Article

You CAN Develop with Loosely Defined Requirements

Scot Witt

This post was previously on the Pathfinder Software site. Pathfinder Software changed its name to Orthogonal in 2016. Read more.

We just opened up a beta site at www.plantcollections.org.

I’m the Business Analyst on the project. Wonderful idea, connect all the Plant Kingdom databases into a single repository and let anyone who wants it, access the data.

The initial requirements were, essentially, let me export the data I want based on any field in any view and allow me to download it in an Excel spreadsheet where I’ll manipulate it to get what I really want. And I need this yesterday. Originally they had identified eight classes of users – from Botanical Garden Curators down to grade school kids. After a little work, we were able to change that to four types- A Domain Expert (Curator, Scientist, Taxonomist), Horticulturalist (College Profs and Students, upper level horticulturalists, conservationists and the like), Gardeners (K-12 Teachers/Students, gardeners, botanic garden visitors- the public) and Administrators (site administrators). The key is that the data remains the same- but the display and especially the searching tools will change because domain knowledge (like scientific names) is intrinsically involved.

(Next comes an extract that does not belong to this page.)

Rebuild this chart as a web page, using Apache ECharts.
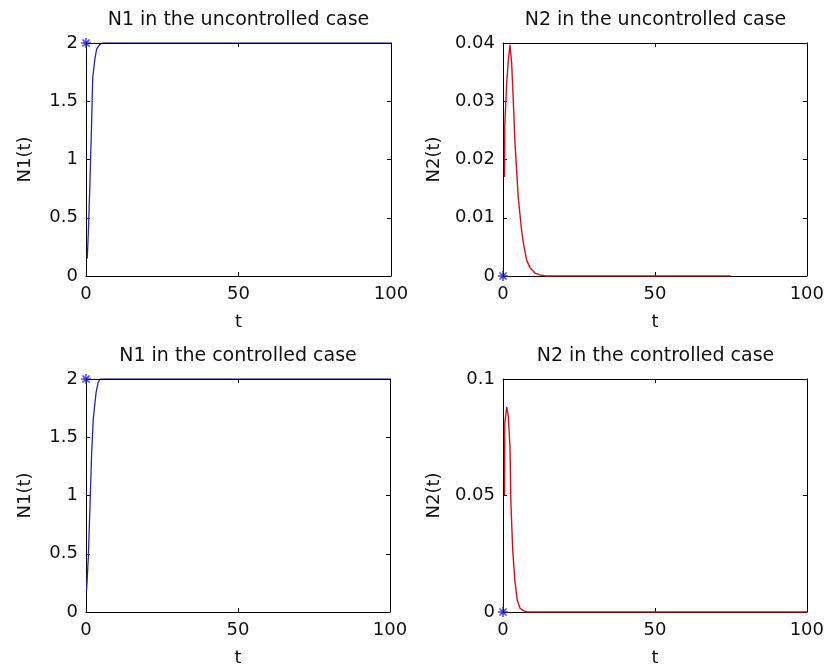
<!DOCTYPE html>
<html>
<head>
<meta charset="utf-8">
<script src="https://cdn.jsdelivr.net/npm/echarts@6/dist/echarts.min.js"></script>
<style>
html,body{margin:0;padding:0;background:#fff;}
#c{width:827px;height:672px;}
</style>
</head>
<body>
<div id="c"></div>
<script>
// ---- Data ----
var titles = ['N1 in the uncontrolled case', 'N2 in the uncontrolled case', 'N1 in the controlled case', 'N2 in the controlled case'];
var yNames = ['N1(t)', 'N2(t)', 'N1(t)', 'N2(t)'];
var xName = 't';
var xTicks = [0, 50, 100];
var yMax = [2, 0.04, 2, 0.1];
var yStep = [0.5, 0.01, 0.5, 0.05];

var tN1u = [0.4, 0.8, 1.3, 1.85, 2.2, 2.95, 3.5, 4.6, 5.5, 100];
var N1u  = [0.15, 0.39, 0.81, 1.32, 1.70, 1.87, 1.95, 1.99, 2.0, 2.0];

var tN2u = [0.5, 0.6, 1.2, 1.75, 2.3, 2.85, 3.4, 3.9, 4.5, 5.0, 6.1, 6.7, 7.8, 8.9, 10.5, 12.1, 14, 75];
var N2u  = [0.017, 0.026, 0.033, 0.037, 0.0397, 0.0365, 0.030, 0.0233, 0.018, 0.0136, 0.0079, 0.0057, 0.0027, 0.0014, 0.0005, 0.0002, 0, 0];

var tN1c = [0.2, 0.77, 1.3, 1.85, 2.4, 3.3, 4.0, 4.6, 5.5, 100];
var N1c  = [0.19, 0.47, 0.90, 1.36, 1.66, 1.88, 1.97, 2.0, 2.0, 2.0];

var tN2c = [0.5, 0.6, 1.2, 1.75, 2.3, 2.6, 3.2, 3.9, 4.7, 5.6, 6.7, 8, 100];
var N2c  = [0.05, 0.081, 0.088, 0.084, 0.071, 0.0467, 0.0266, 0.0137, 0.005, 0.0016, 0.0006, 0, 0];

var startPoints = [[0, 2], [0, 0], [0, 2], [0, 0]];

// ---- Chart ----
function pairs(t, v) { return t.map(function (x, i) { return [x, v[i]]; }); }
var curves = [pairs(tN1u, N1u), pairs(tN2u, N2u), pairs(tN1c, N1c), pairs(tN2c, N2c)];
var lineColors = ['#2626a8', '#c8141e', '#2626a8', '#c8141e'];

var grids = [
  {left: 86, top: 43, width: 305, height: 233},
  {left: 503, top: 43, width: 305, height: 233},
  {left: 86, top: 379, width: 304, height: 233},
  {left: 503, top: 379, width: 305, height: 233}
];
var FONT = 'DejaVu Sans';
var star = 'path://M-1.5,-10 L1.5,-10 L1.5,10 L-1.5,10 Z M-10,-1.5 L10,-1.5 L10,1.5 L-10,1.5 Z M-6.0,-8.1 L8.1,6.0 L6.0,8.1 L-8.1,-6.0 Z M-8.1,6.0 L6.0,-8.1 L8.1,-6.0 L-6.0,8.1 Z';

var xAxes = [], yAxes = [], series = [], graphics = [];
function fmt(v) { return String(parseFloat(v.toFixed(4))); }
for (var i = 0; i < 4; i++) {
  var line = {show: true, onZero: false, lineStyle: {color: '#000', width: 1}};
  var tick = {show: true, inside: true, length: 4, lineStyle: {color: '#000'}};
  xAxes.push({
    type: 'value', gridIndex: i, min: xTicks[0], max: xTicks[xTicks.length - 1], interval: 50,
    position: 'bottom', axisLine: line, axisTick: tick, splitLine: {show: false},
    axisLabel: {color: '#111', fontFamily: FONT, fontSize: 18, margin: 9},
    name: xName, nameLocation: 'middle', nameGap: 37,
    nameTextStyle: {color: '#111', fontFamily: FONT, fontSize: 18}
  });
  xAxes.push({
    type: 'value', gridIndex: i, min: xTicks[0], max: xTicks[xTicks.length - 1], interval: 50,
    position: 'top', axisLine: line, axisTick: tick, splitLine: {show: false}, axisLabel: {show: false},
    z: 4
  });
  yAxes.push({
    type: 'value', gridIndex: i, min: 0, max: yMax[i], interval: yStep[i],
    position: 'left', axisLine: line, axisTick: tick, splitLine: {show: false},
    axisLabel: {color: '#111', fontFamily: FONT, fontSize: 18, margin: 8, formatter: fmt},
    name: yNames[i], nameLocation: 'middle', nameGap: i % 2 === 0 ? 52 : 60,
    nameTextStyle: {color: '#111', fontFamily: FONT, fontSize: 18}
  });
  yAxes.push({
    type: 'value', gridIndex: i, min: 0, max: yMax[i], interval: yStep[i],
    position: 'right', axisLine: line, axisTick: tick, splitLine: {show: false}, axisLabel: {show: false}
  });
  series.push({
    type: 'line', xAxisIndex: 2 * i, yAxisIndex: 2 * i, data: curves[i],
    showSymbol: false, lineStyle: {color: lineColors[i], width: i % 2 === 1 ? 1.4 : 1.3}, animation: false
  });
  series.push({
    type: 'scatter', xAxisIndex: 2 * i, yAxisIndex: 2 * i, data: [startPoints[i]],
    symbol: star, symbolSize: 10, itemStyle: {color: '#1414c8'}, animation: false, z: 5
  });
  graphics.push({
    type: 'text', x: grids[i].left + grids[i].width / 2, y: grids[i].top - 23,
    style: {text: titles[i], fill: '#111', font: '19px "DejaVu Sans"', align: 'center', verticalAlign: 'middle'}
  });
}

var chart = echarts.init(document.getElementById('c'), null, {renderer: 'canvas'});
chart.setOption({
  backgroundColor: '#fff',
  animation: false,
  grid: grids,
  xAxis: xAxes,
  yAxis: yAxes,
  series: series,
  graphic: graphics
});
</script>
</body>
</html>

Orthogonal was chosen to move it from proof of concept to production.

And the client really needed the site up within three weeks for demonstration to a professional organization.

Now under normal circumstances that would not be possible. The first thing I thought was if the team is not dazzling smart and very fast on every front, this isn’t going to work. Turns out, it was.

  • The client project manager is superb, extraordinarily flexible and a SME himself and one of the easiest with which I’ve worked. His team is very understanding of the challenges since it’s been involved in the project for at least a couple of years- and they all provide great insight and comment.
  • Our Lead Architect, Noel Rappin, built a rock solid foundation upon which we’ll be able to build a might structure. Noel wrote the book on Ruby so he was working to mitigate the technical risks in between all the other stuff he did.
  • John McCaffrey is a developer-turned Project Manager who’s practical and able to abstract in his sleep.
  • Our Information Architect, Brian Dillard, turned from his day job as Orthogonal’s Technical Evangelist into a super hero developer-making the task and work flows as smooth as possible noting areas of
    future improvements and gaps.
  • Developer Sharad Jain worked miracles in setting up the interfaces, queries and query returns between the application and Google Base as well as setting up builds on the run in virtual machines of which we never heard.
  • Justin Ficke, with whom I worked on a previous project and knew him to be a data wizard, set up the XML machinations for the first Query Object at Google Base.

What happened was three weeks of iteration work, sprints and huddles. The developers were pairing with other Pathfinder developers constantly to pick up expertise quickly. The DevTeam took the minimal requirements, reactions and comments the client management team provided, I turned into technical requirements on the fly and between my guesses and these talented developers’ code, we essentially prototyped our way into the first release.

My job was to act as the question conduit, sketch out base-line wireframes/requirements and act as the Sanity Checker for functionality.

In the next sprint, we’re going to continue educating the Business Team in the Agile Method and move to, um, less chaotic development techniques. We knew how important it was to meet their deadline and practicing Agile made it happen. Now we will have more sane sprints and since the site is live even more feedback from real users to help us drive requirements and enhancements.

The first sprint taught us a lot:

  • Being practical and flexible can work, but everyone has to communicate, communicate well and often.
  • Pairing really, really works.
  • Agile Method techniques are very important, but if you’re careful, you can stretch them a lot- if you have an extremely high-level team.
  • Scot needs to draw better wireframes. VISIO works, but it doesn’t look as cool as Brian’s work.